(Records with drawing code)
==========
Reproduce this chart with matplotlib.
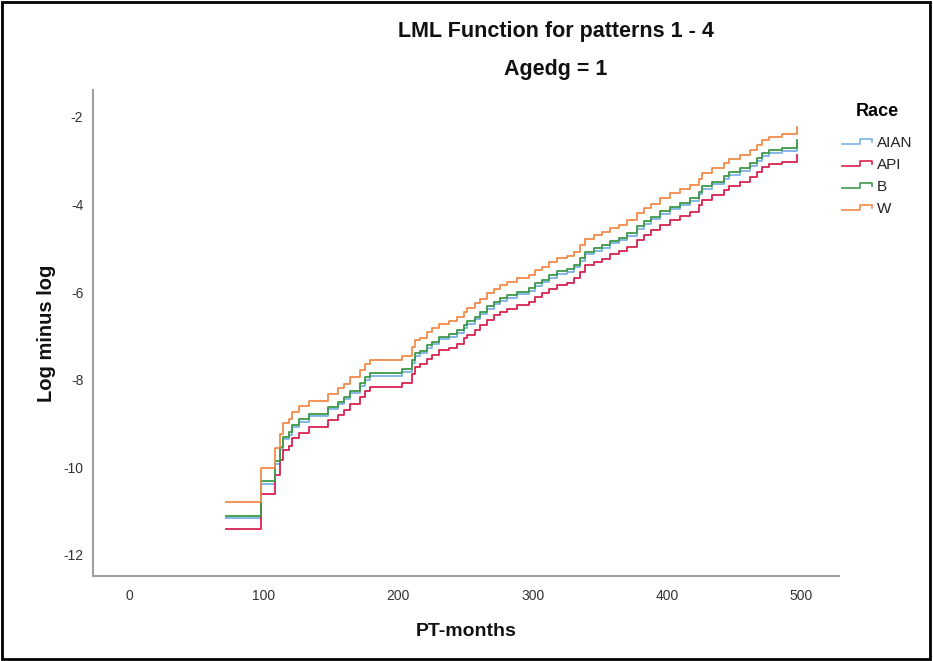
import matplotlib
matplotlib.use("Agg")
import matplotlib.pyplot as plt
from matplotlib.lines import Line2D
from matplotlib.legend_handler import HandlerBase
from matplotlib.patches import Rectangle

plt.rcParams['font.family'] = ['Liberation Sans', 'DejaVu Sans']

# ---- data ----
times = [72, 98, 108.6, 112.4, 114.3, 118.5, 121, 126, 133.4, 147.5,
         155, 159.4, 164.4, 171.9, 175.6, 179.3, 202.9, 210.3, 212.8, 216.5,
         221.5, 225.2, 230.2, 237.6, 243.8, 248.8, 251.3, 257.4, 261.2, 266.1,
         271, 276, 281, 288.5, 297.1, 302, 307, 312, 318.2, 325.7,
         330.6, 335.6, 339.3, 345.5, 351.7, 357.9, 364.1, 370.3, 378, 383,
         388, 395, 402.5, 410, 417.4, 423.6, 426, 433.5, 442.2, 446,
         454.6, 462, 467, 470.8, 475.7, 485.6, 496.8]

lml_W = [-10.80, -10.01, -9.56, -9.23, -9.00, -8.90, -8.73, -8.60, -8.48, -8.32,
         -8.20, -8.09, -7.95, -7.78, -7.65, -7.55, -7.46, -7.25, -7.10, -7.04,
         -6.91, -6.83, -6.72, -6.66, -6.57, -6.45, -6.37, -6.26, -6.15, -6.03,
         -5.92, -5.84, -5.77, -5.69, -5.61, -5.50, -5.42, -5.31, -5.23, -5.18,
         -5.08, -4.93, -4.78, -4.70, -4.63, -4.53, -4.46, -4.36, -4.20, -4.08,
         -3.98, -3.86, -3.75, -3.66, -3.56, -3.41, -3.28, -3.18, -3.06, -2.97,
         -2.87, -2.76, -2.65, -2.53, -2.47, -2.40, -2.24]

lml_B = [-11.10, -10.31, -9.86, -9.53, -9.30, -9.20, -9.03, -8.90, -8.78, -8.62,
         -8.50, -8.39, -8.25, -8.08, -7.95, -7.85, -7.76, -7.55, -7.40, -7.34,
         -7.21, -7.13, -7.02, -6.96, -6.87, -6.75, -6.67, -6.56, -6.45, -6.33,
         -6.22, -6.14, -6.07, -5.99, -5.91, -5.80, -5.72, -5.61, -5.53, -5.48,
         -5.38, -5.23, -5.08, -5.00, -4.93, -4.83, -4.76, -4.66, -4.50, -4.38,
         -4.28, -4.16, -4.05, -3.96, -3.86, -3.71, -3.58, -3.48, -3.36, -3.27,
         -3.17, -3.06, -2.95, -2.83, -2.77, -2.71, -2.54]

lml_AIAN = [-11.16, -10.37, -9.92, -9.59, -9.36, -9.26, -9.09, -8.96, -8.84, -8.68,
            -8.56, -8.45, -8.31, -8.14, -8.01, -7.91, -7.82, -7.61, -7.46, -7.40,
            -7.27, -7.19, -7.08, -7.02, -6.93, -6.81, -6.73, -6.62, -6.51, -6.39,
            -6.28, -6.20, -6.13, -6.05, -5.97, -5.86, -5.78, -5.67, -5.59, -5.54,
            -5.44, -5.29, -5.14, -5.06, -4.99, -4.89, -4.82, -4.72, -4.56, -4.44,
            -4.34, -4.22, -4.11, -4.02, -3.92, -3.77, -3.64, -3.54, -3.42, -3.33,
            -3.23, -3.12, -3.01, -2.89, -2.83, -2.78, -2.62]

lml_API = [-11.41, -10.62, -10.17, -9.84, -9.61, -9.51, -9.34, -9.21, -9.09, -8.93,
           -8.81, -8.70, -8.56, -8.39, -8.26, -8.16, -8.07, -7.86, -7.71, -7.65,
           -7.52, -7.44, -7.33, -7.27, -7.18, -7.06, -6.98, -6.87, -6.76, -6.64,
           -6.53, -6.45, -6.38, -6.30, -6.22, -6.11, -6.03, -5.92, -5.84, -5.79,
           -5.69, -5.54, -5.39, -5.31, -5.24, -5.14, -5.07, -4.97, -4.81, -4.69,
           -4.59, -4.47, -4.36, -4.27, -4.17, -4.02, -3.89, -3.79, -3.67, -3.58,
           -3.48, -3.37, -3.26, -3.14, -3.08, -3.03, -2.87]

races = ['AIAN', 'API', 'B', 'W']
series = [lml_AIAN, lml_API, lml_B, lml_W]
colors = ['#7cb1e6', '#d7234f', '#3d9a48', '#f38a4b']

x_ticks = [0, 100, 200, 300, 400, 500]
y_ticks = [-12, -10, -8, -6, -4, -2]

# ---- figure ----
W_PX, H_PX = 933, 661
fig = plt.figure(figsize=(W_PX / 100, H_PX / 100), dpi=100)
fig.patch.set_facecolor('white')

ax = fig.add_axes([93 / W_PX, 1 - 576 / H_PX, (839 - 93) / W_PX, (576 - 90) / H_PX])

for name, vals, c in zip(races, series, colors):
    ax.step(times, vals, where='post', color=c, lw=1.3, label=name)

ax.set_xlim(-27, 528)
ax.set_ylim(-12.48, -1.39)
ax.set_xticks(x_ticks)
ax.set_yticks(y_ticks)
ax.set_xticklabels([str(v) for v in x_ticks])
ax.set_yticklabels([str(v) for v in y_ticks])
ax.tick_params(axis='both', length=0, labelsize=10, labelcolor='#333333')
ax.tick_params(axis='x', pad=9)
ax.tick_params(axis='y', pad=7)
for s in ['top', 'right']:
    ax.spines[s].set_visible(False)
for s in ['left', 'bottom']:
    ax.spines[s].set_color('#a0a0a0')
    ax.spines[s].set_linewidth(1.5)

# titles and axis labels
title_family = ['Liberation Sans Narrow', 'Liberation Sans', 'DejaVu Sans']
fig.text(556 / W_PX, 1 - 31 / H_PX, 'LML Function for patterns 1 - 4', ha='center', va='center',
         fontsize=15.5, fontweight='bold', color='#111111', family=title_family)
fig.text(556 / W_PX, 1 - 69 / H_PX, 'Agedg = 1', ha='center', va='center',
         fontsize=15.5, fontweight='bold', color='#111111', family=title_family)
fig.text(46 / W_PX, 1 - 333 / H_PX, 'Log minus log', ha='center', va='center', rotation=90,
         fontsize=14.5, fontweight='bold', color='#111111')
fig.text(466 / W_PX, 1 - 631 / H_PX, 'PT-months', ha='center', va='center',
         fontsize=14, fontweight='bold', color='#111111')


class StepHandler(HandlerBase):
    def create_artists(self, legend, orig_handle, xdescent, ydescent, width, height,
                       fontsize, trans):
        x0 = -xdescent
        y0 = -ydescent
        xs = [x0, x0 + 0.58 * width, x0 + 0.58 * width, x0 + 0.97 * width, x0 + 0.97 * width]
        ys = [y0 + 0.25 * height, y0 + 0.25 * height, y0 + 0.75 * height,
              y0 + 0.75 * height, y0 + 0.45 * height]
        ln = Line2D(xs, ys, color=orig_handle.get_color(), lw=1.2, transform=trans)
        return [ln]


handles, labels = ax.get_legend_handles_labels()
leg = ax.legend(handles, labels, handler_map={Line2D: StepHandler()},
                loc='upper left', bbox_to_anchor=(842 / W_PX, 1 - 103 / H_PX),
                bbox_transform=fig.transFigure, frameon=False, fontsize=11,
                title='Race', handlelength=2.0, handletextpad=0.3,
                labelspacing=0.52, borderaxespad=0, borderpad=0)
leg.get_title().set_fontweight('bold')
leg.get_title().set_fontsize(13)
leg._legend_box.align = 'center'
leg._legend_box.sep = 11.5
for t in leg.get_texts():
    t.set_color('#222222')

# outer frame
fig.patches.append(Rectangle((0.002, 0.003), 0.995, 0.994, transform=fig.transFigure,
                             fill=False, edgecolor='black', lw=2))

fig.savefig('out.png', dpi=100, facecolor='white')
==========
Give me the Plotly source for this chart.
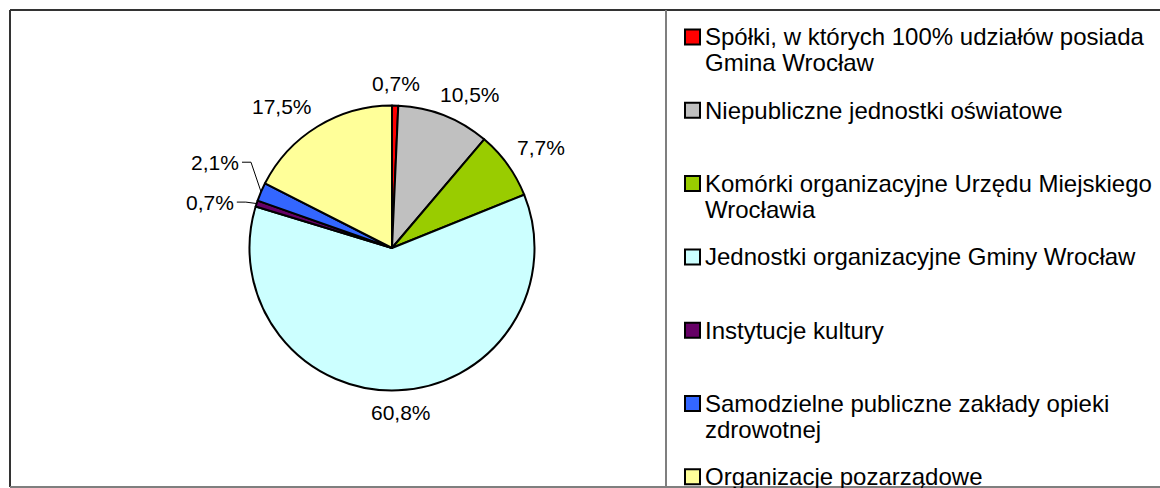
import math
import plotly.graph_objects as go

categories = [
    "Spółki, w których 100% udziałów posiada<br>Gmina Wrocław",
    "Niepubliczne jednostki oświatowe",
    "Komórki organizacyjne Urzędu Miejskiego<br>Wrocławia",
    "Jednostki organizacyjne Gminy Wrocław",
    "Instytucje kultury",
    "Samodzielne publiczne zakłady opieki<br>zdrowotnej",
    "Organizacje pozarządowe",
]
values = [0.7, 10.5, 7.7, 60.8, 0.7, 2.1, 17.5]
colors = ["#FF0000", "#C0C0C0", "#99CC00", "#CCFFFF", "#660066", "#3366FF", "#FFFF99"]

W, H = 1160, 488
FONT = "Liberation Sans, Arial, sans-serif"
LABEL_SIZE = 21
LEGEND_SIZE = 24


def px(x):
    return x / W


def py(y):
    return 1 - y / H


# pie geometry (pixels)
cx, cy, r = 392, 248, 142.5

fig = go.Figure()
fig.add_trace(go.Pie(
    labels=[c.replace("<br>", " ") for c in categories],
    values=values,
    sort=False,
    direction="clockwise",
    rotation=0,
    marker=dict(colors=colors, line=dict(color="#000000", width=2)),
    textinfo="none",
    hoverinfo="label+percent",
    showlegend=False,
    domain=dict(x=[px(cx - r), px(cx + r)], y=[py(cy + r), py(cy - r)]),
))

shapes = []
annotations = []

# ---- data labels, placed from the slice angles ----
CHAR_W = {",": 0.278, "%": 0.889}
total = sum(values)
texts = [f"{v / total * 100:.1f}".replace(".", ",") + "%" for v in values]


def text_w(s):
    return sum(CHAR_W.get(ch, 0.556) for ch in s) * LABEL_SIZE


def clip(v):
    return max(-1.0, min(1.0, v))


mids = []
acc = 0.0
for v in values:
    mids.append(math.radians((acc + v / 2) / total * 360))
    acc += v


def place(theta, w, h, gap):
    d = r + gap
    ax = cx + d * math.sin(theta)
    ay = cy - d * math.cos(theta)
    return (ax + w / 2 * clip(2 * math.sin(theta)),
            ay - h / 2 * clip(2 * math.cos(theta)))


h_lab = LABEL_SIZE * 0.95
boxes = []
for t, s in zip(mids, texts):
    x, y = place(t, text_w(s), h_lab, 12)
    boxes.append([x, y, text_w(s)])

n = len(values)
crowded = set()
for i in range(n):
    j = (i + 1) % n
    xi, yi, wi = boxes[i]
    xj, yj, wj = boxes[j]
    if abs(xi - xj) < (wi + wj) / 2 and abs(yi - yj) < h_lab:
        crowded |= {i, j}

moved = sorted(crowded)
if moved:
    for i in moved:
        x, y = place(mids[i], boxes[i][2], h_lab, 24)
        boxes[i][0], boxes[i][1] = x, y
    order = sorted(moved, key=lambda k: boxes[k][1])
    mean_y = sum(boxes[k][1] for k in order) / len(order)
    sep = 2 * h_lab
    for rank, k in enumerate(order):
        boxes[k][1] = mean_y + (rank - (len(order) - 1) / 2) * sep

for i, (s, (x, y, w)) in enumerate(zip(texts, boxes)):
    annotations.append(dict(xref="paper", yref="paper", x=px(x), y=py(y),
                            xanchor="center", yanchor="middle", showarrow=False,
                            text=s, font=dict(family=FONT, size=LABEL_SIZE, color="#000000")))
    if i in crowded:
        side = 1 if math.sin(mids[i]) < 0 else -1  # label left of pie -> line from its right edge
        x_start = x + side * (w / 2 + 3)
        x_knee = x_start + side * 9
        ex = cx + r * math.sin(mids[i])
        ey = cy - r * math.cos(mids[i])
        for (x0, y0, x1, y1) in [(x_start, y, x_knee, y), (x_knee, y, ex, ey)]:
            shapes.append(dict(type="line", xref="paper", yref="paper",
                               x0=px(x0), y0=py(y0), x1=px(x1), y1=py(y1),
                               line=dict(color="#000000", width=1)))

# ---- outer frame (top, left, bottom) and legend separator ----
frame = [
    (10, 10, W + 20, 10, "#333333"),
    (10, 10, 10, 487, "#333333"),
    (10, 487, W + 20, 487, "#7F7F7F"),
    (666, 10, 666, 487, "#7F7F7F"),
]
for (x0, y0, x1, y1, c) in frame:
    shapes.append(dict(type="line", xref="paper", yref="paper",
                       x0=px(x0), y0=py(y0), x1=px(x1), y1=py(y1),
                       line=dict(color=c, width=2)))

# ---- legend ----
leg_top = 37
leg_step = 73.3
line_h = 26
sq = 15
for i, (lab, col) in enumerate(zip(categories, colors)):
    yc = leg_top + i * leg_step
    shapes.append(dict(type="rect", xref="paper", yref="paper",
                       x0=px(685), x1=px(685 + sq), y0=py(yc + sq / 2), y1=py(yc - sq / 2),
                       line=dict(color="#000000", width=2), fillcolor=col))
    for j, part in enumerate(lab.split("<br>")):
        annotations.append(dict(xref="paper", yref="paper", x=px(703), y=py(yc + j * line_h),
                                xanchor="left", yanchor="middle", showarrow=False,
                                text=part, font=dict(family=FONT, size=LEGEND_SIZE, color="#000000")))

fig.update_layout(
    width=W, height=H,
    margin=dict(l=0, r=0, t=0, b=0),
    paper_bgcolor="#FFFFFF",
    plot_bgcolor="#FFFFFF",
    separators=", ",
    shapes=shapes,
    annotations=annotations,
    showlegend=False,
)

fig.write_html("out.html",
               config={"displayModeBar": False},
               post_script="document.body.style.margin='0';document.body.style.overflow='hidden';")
==========
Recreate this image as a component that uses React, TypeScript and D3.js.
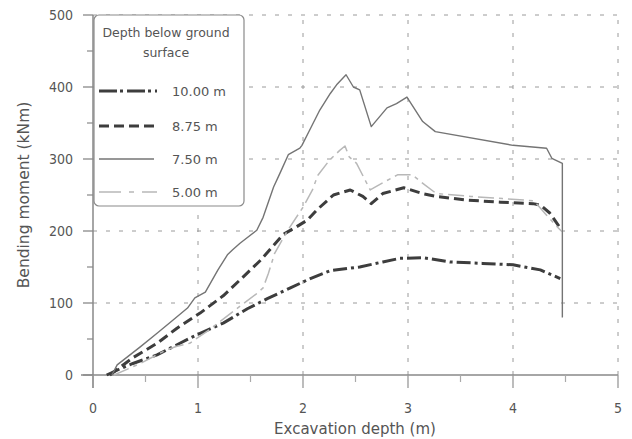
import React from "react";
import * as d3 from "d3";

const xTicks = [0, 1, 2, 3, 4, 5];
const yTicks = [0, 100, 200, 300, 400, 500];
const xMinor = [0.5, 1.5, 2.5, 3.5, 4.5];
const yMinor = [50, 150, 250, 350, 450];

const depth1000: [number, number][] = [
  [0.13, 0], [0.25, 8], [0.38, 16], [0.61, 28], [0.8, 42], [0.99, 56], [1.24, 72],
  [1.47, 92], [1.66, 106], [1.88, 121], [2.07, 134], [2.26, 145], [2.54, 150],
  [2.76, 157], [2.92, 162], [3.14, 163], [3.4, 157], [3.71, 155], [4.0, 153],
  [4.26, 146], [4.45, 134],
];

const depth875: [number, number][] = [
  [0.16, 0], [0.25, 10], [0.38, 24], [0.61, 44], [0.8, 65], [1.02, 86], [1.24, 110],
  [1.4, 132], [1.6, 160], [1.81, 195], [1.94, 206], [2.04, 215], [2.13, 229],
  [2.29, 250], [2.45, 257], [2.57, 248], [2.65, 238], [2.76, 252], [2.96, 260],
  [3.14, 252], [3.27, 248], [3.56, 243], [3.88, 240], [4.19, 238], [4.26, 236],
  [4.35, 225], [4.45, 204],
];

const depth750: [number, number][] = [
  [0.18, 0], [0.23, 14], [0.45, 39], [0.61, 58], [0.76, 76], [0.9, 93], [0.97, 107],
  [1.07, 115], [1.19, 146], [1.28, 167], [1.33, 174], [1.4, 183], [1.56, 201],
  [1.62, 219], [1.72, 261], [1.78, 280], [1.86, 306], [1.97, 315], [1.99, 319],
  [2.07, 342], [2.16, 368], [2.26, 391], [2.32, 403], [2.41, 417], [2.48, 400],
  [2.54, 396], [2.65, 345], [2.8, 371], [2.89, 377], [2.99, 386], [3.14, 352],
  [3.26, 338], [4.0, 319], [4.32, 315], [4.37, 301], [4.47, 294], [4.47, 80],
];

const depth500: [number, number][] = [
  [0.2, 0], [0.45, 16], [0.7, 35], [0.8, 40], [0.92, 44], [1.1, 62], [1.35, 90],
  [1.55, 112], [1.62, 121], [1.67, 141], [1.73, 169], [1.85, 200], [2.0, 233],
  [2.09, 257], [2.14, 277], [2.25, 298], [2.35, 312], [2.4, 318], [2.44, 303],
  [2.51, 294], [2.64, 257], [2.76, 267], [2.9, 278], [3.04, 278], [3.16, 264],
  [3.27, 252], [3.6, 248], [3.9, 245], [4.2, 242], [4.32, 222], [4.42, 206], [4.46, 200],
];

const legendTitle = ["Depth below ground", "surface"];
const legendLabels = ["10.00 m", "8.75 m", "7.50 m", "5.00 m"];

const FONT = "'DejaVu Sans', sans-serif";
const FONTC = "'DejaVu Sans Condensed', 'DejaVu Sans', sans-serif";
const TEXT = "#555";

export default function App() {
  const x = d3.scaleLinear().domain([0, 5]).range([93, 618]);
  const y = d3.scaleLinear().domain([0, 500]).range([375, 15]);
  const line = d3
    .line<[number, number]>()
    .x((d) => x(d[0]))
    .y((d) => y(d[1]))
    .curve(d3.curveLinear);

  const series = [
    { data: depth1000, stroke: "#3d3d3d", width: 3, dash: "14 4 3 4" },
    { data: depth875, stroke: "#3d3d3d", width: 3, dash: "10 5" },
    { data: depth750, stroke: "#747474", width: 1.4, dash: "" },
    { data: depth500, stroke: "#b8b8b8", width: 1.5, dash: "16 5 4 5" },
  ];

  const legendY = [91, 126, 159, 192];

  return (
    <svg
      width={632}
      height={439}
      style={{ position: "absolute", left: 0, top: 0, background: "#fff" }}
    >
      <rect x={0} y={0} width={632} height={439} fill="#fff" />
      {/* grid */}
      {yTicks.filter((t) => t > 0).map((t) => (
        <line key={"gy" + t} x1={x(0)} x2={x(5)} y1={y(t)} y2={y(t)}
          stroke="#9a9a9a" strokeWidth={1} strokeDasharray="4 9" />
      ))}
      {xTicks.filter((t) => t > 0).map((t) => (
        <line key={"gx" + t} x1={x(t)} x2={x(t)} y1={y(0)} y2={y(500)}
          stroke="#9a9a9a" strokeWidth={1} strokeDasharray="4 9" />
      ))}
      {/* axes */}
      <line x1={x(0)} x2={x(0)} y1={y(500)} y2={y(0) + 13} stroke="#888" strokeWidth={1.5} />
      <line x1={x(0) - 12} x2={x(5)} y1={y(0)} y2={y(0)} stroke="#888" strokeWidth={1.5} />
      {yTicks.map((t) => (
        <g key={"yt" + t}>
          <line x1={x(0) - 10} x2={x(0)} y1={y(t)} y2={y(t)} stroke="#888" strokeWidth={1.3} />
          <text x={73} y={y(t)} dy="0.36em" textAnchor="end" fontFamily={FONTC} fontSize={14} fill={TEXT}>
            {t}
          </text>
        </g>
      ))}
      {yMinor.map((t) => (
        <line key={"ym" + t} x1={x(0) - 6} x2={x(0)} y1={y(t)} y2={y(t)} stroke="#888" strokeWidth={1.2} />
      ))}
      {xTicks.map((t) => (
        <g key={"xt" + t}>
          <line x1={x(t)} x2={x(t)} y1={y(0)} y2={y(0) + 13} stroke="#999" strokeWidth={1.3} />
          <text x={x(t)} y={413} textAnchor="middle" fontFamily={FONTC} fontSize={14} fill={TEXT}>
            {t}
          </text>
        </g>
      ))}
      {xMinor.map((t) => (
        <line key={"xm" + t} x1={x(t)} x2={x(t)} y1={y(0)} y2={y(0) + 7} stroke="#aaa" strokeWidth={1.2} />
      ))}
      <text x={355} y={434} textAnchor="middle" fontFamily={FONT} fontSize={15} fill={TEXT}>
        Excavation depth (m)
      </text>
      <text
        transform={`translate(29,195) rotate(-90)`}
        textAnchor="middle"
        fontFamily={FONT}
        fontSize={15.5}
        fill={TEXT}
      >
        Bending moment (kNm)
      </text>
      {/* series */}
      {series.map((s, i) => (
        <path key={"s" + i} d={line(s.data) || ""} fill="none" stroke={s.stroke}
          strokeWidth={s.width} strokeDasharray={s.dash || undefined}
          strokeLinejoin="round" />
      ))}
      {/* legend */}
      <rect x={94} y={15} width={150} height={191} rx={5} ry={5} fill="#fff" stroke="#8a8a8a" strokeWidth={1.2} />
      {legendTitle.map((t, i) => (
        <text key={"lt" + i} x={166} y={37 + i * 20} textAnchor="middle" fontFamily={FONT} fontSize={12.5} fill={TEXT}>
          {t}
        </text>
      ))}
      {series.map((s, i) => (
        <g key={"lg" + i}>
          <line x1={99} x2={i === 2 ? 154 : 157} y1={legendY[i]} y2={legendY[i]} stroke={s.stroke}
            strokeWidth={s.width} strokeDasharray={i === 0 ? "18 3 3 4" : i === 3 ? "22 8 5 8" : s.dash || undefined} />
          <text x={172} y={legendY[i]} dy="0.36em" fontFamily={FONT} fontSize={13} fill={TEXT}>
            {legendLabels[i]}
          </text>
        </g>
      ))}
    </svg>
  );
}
==========
▶ **TASK DETAILS**:
Include both the line containing "Reproduce this chart with matplotlib." and the line containing "-3.17, -3.06, -2.95, -2.83, -2.77, -2.71, -2.54]" when you write out everything between them, exactly. Leave the pictures out.

▶ **RESULT FOR THIS TASK**:
Reproduce this chart with matplotlib.
import matplotlib
matplotlib.use("Agg")
import matplotlib.pyplot as plt
from matplotlib.lines import Line2D
from matplotlib.legend_handler import HandlerBase
from matplotlib.patches import Rectangle

plt.rcParams['font.family'] = ['Liberation Sans', 'DejaVu Sans']

# ---- data ----
times = [72, 98, 108.6, 112.4, 114.3, 118.5, 121, 126, 133.4, 147.5,
         155, 159.4, 164.4, 171.9, 175.6, 179.3, 202.9, 210.3, 212.8, 216.5,
         221.5, 225.2, 230.2, 237.6, 243.8, 248.8, 251.3, 257.4, 261.2, 266.1,
         271, 276, 281, 288.5, 297.1, 302, 307, 312, 318.2, 325.7,
         330.6, 335.6, 339.3, 345.5, 351.7, 357.9, 364.1, 370.3, 378, 383,
         388, 395, 402.5, 410, 417.4, 423.6, 426, 433.5, 442.2, 446,
         454.6, 462, 467, 470.8, 475.7, 485.6, 496.8]

lml_W = [-10.80, -10.01, -9.56, -9.23, -9.00, -8.90, -8.73, -8.60, -8.48, -8.32,
         -8.20, -8.09, -7.95, -7.78, -7.65, -7.55, -7.46, -7.25, -7.10, -7.04,
         -6.91, -6.83, -6.72, -6.66, -6.57, -6.45, -6.37, -6.26, -6.15, -6.03,
         -5.92, -5.84, -5.77, -5.69, -5.61, -5.50, -5.42, -5.31, -5.23, -5.18,
         -5.08, -4.93, -4.78, -4.70, -4.63, -4.53, -4.46, -4.36, -4.20, -4.08,
         -3.98, -3.86, -3.75, -3.66, -3.56, -3.41, -3.28, -3.18, -3.06, -2.97,
         -2.87, -2.76, -2.65, -2.53, -2.47, -2.40, -2.24]

lml_B = [-11.10, -10.31, -9.86, -9.53, -9.30, -9.20, -9.03, -8.90, -8.78, -8.62,
         -8.50, -8.39, -8.25, -8.08, -7.95, -7.85, -7.76, -7.55, -7.40, -7.34,
         -7.21, -7.13, -7.02, -6.96, -6.87, -6.75, -6.67, -6.56, -6.45, -6.33,
         -6.22, -6.14, -6.07, -5.99, -5.91, -5.80, -5.72, -5.61, -5.53, -5.48,
         -5.38, -5.23, -5.08, -5.00, -4.93, -4.83, -4.76, -4.66, -4.50, -4.38,
         -4.28, -4.16, -4.05, -3.96, -3.86, -3.71, -3.58, -3.48, -3.36, -3.27,
         -3.17, -3.06, -2.95, -2.83, -2.77, -2.71, -2.54]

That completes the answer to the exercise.